第5回関東関西戦 T9年7月 名古屋倶楽部

関東関西戦記録の巻物(三菱史料館保管)

HI盃の創設

岩崎彦彌太氏がロンドンに御外遊中の1922(T11)年10月、三菱倶楽部庭球部に銀製カップを寄贈されたので、直ちに打合会を行いました。同会合には庭球部長老、河手捨二氏、山岸慶之助氏、谷田友治氏、倶楽部総務部担当幹事小木植氏、その他庭球部諸先輩並びに各社戸外運動部庭球委員等、総勢約40名に及びました。荘田担当幹事からカップの披露があり、以下の決定がなされました。

  1. カップ名は「H.I.ロンドンカップ」、試合名は「H.I.ロンドンカップ戦」とする。
  2. 試合の運営は、「三菱庭球同好会」を設立し同会にて行う。
  3. 委員は、荘田担当幹事より向井輝志(銀行)、桑原芳雄、大淵鉄太郎(地所)の三氏が指名された。
  4. 第1回は1923(T12)年東京にて開催し、委員長は河手捨二氏(商事)とする。

三委員は同席上において、基金募集の相談をし、直ちに各自の帽子を持ち回り席上を一周して応分の寄附金をこの帽子の中に入れてもらいました。これが庭球同好会最初の基金となりました。
その後関係者は、数回会合打合せの上、H.I.カップ庭球試合の規定を定め、河手委員長より規定書を同封して、1923(T12)年7月29日、30日の連休に染井コートにおいて第1回H.I.カップ戦並びに第8回関東関西戦を行う旨の招請状を各地区に発送しました。

第1回H.I.カップ戦は、全国より選抜された選手によって行われ、この輝ける栄冠を獲得した最初の選手は、関門若地方より選出された岩永侃爾選手でした。
選手の内訳は、北海道、関東(槇原覚、桑原芳雄)、中京、京阪、神戸、関門若(岩永侃爾)、長崎の8人です。

岩崎彦彌太氏は1926(T15)年に帰国され、以降欠かさず観戦されました。
大正13年から昭和9年までのHI盃選手の記念撮影写真をご覧ください。選手氏名が記された貴重なものです。

回を重ねること20回、戦況厳しく1942(S17)年を最後として、関東関西戦と共に一旦幕を閉じます。

(注)カップ名は、発足会にて「H.I.ロンドンカップ」とされましたが、その後「H.I.」、「H.I.盃」、「HI盃」等と様々に呼称されました。2001(H13)年のHI盃復活50周年記念行事において、記念誌を上梓するにあたって「HI盃」に統一されました。

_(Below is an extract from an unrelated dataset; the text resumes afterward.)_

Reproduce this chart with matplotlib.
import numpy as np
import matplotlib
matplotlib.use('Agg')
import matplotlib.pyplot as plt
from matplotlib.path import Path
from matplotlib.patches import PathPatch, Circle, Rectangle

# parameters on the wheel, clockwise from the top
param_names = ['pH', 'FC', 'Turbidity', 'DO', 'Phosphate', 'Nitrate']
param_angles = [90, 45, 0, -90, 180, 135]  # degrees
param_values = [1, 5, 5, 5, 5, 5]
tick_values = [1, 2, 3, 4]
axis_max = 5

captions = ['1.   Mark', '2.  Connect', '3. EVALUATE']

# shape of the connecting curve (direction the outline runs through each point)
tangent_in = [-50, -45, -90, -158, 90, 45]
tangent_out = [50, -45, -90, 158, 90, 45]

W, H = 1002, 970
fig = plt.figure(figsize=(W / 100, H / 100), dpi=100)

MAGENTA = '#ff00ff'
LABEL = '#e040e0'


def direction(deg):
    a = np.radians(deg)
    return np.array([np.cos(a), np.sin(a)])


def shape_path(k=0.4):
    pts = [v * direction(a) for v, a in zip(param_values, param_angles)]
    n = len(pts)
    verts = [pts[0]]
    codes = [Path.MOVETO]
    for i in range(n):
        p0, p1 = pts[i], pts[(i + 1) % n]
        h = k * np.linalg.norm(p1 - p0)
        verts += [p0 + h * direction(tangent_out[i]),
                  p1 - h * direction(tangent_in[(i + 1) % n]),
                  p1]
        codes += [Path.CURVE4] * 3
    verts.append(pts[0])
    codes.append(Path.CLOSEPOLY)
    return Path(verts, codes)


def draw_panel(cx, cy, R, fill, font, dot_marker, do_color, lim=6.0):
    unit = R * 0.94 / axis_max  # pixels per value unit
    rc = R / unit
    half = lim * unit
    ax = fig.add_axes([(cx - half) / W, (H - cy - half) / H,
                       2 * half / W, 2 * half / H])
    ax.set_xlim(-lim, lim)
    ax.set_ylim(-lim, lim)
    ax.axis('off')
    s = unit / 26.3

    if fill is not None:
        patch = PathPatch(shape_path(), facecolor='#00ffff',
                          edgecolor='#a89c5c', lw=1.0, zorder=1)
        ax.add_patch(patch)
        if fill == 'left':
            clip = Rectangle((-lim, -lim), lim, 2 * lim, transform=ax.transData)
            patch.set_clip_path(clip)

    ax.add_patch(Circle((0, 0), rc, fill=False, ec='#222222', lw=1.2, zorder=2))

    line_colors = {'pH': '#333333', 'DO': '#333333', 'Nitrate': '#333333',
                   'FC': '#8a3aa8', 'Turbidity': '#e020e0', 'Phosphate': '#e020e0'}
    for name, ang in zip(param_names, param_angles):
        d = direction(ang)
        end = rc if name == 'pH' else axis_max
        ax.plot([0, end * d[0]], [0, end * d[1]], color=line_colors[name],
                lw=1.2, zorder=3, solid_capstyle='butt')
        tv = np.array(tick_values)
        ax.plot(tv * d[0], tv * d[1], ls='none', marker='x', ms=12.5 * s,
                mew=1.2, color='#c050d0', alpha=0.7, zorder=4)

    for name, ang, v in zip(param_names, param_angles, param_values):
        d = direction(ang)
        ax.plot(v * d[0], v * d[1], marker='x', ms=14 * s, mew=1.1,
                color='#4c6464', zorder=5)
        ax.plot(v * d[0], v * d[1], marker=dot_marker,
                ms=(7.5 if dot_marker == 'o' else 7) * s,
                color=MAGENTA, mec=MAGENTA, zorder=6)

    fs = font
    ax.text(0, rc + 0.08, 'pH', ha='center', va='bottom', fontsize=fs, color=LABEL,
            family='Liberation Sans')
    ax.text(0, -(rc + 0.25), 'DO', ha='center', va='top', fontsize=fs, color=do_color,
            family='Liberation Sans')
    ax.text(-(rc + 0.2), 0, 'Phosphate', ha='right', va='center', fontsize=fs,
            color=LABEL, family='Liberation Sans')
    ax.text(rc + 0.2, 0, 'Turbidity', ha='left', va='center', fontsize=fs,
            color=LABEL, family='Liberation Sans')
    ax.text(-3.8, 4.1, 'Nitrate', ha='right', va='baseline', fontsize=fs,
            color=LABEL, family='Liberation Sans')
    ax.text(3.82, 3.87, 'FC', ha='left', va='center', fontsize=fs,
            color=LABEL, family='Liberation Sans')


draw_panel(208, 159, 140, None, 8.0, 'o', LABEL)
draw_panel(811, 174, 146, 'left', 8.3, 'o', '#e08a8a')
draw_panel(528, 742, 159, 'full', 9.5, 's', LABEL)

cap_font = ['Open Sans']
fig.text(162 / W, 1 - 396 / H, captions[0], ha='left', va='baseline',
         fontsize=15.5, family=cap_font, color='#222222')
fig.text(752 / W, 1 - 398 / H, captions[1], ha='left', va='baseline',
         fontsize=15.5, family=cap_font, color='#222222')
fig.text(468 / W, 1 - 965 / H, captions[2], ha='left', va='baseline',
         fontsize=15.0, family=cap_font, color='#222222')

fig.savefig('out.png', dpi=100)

第1回HI盃 大会委員長 河手捨二氏(商事取締役、後に鉱セメ会長)

復活第1回大会委員長 石黒俊夫氏(本社清算人)

第5回HI盃 S2年10月 神戸和田コート

戦後HI盃の復活

連合軍総司令部によって行われた財閥解体の大旋風は、三菱養和会をも四散させ、三菱各社の横の連絡は全く断たれた形となりました。しかし1946(S21)年の染井コートの復活は、自然に同好会のメンバーを集めることになり、同年7月、戦後第1回の庭球懇親会を開かれ、岩崎彦彌太氏を始め、39名が出席しました。

同年末より独立経営となった養和会には続々外郭団体が入会するようになったので、三菱の独占は許されなくなりました。一方、三菱専用コートの喪失は、自然に各社専属コートの設立を促すことになり、銀行、金属鉱業、電機、その他もそれぞれのコートを有するようになりました。

1951(S26)年に至り、岩崎彦彌太氏が公職追放解除となったことを受け、庭球同好会の念願はようやく実現の緒に付き、翌年にHIカップ戦と関東関西戦が復活することになりました。この報に接した関西、中京、九州等各地の有志は双手を挙げて復活に賛意を表しました。千代田銀行は、この催しのためコートを3面から5面に拡張しました。

復活第1回HIカップ戦・関東関西戦は1952(S27)年9月21日東京千代田銀行の武蔵野コートにおいて石黒俊夫委員長(地所、本社清算人)の下で行われました。同時に45歳以上ペアによるダブルス100才トーナメントが新たに設けられ、戦前に増す庭球大懇親試合が挙行されました。天候にも恵まれ、岩崎様以下約百名の選手をが集まり、和気藹々の内に滞りなく終了しました。

復活前後の様子は白木小一郎氏の「HI盃復活前後の思い出」で、染井コートでの活動風景は中島正樹氏の「染井コートの思い出」(いずれもHI盃復活10周年誌より)で語られています。